We breed animals for a specific purpose and then we kill them. I'm not a fan of it, but I don't consider all participants in this system to be horrible people. I count myself among them--I eat eggs and dairy, which is easily at least as cruel as the steaks and hunting I avoid.
If I want to eat meat (I do, it's delicious), what is the ethical difference between killing it myself (gun, bow, spear, knife) and paying someone else to do the killing in a slaughterhouse? I feel like there is no difference, though I'm not sure how I can argue for it.
If I were not killing the animal in order to eat the meat, how is paying someone for the opportunity to kill their elk/cow/bird/fish ethically distinct from being an employee at a slaughterhouse, or a fisherman? If the farmer is going to harvest the meat for eating, does it matter who kills it?

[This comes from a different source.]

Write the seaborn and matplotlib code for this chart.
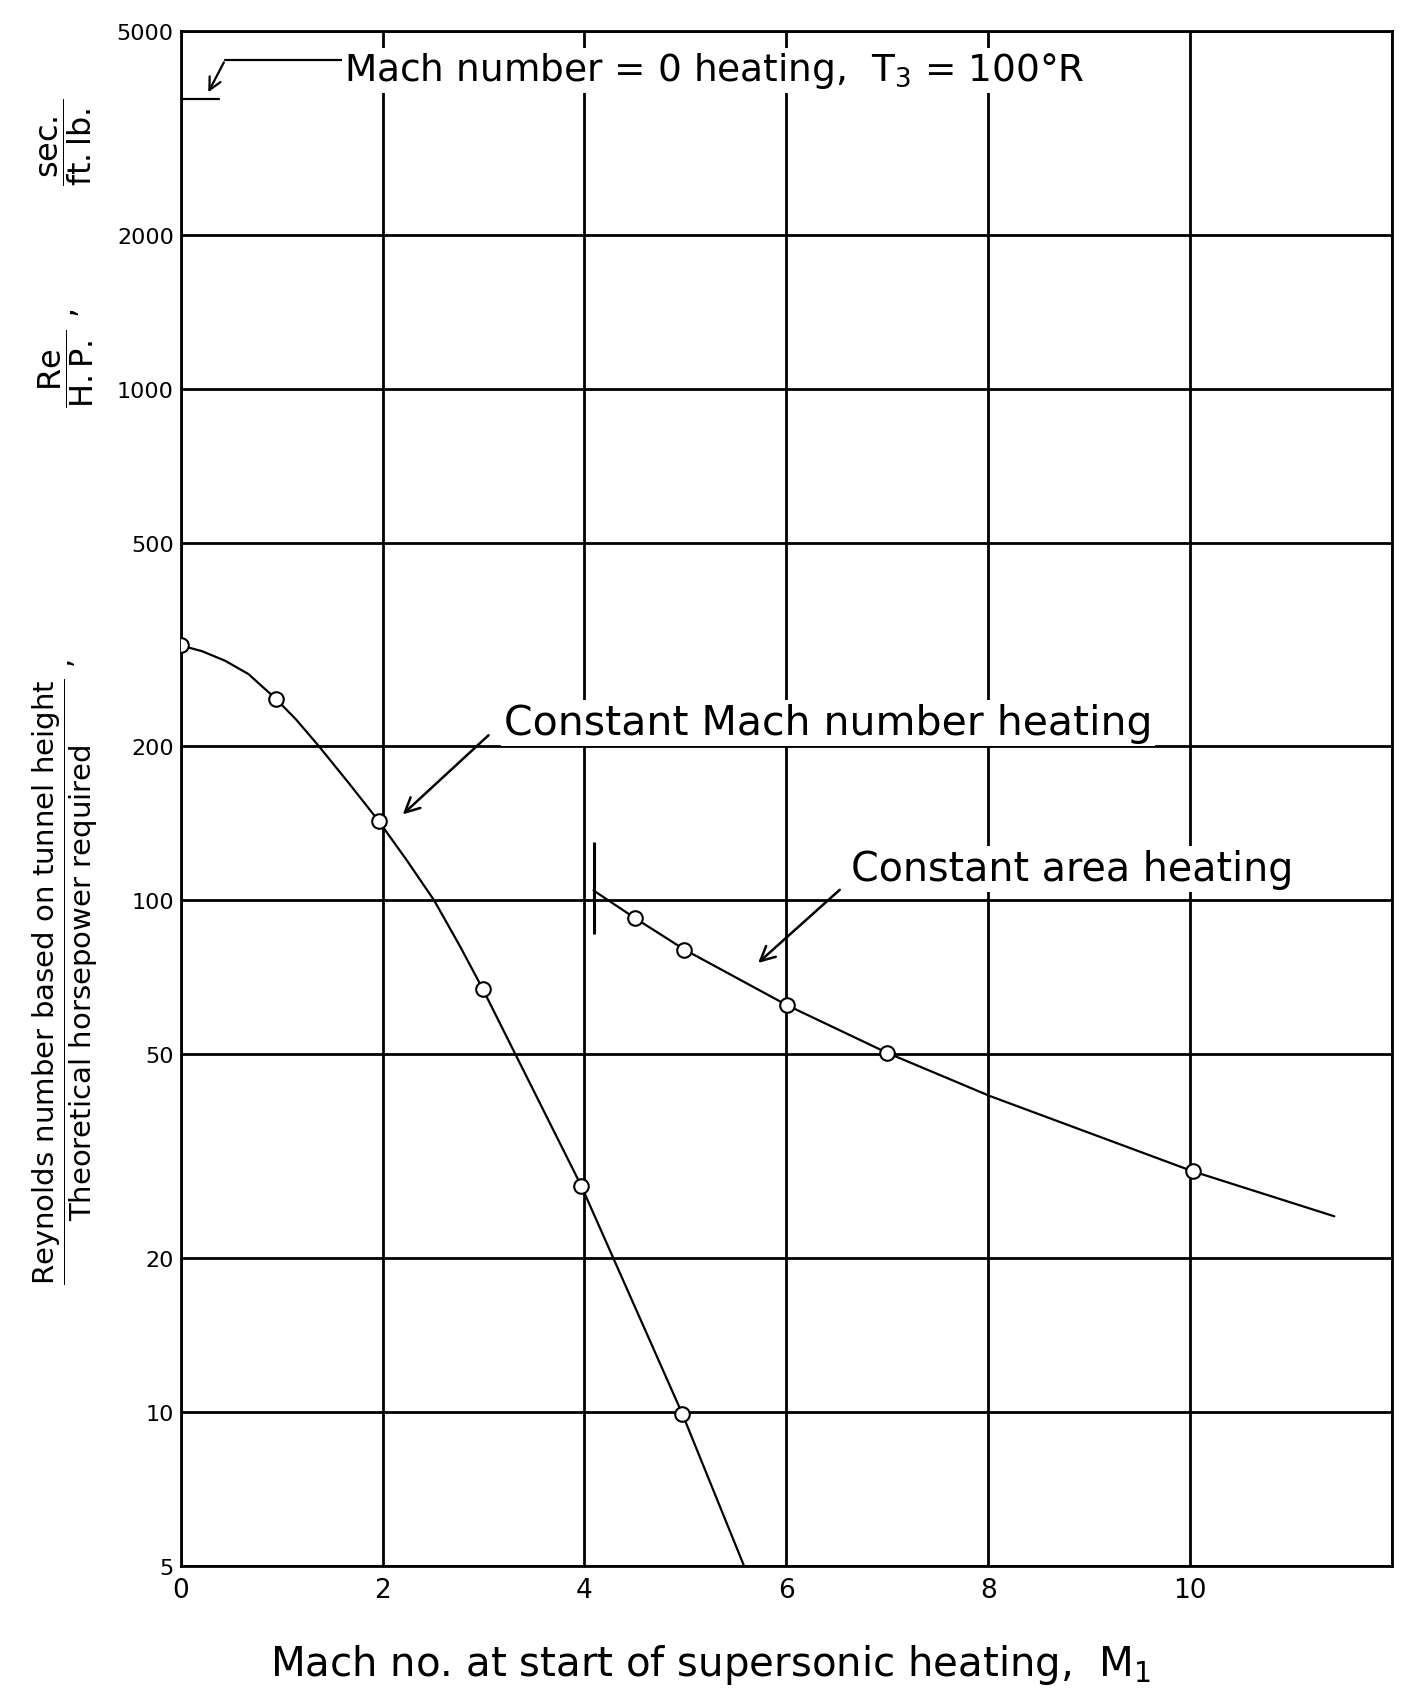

It seems to me that there isn't much difference, and that they are ethically similar.
I guarantee that commercial sport hunting of farm-raised game animals in the US almost always results in near-complete processing for food, hides, etc.
In cases of elk, deer, bison, pheasant: the entire animal is used.
There's just no scenario where someone raising these animals is going to let them go to waste. Meat is expensive, hides are expensive. At the very least, you'll feed the remains of the animal to your dogs or other carnivores.
If I needed the food, sure, but I don't. I actually save money and improve my health by not eating meat and instead eating vegetables. We choose meat, in the US, for the pleasure of eating it.
Some of the customers paying to shoot elk are just frustrated hunters. They've been out hunting and simply had no luck, but didn't want to go home empty handed. For them, my uncle's farm is the backup plan. Some customers like the taste of elk and want it out of season (wild elk can be legally hunted for only a few months per year). However, there are also those who just want to shoot a big game animal but entirely lack the expertise to hunt.
Meat and velvet (antlers) are still bigger sources of income, but hunters make an impressive contribution to my uncle's revenues. My uncle started his farm in the eighties when farming elk was virtually unheard of but, even today, when Elk farms are much more common and Elk meat is on a lot of restaurant menus, Elk are still viewed as wild animals. This is not entirely inaccurate. Even the "tame" elk on my uncle's farm are quite vicious to anything shorter than them. Short hunters are advised to stay in the truck at all times!
If you want to spot an elk farm, the give-away is the 8-foot (minimum) and sturdily built fence that surrounds them. Elk are excellent jumpers and bulls have the mass of a bovine cow. Imagine a cow that can clear a six foot fence, and you have an idea of what elk are like.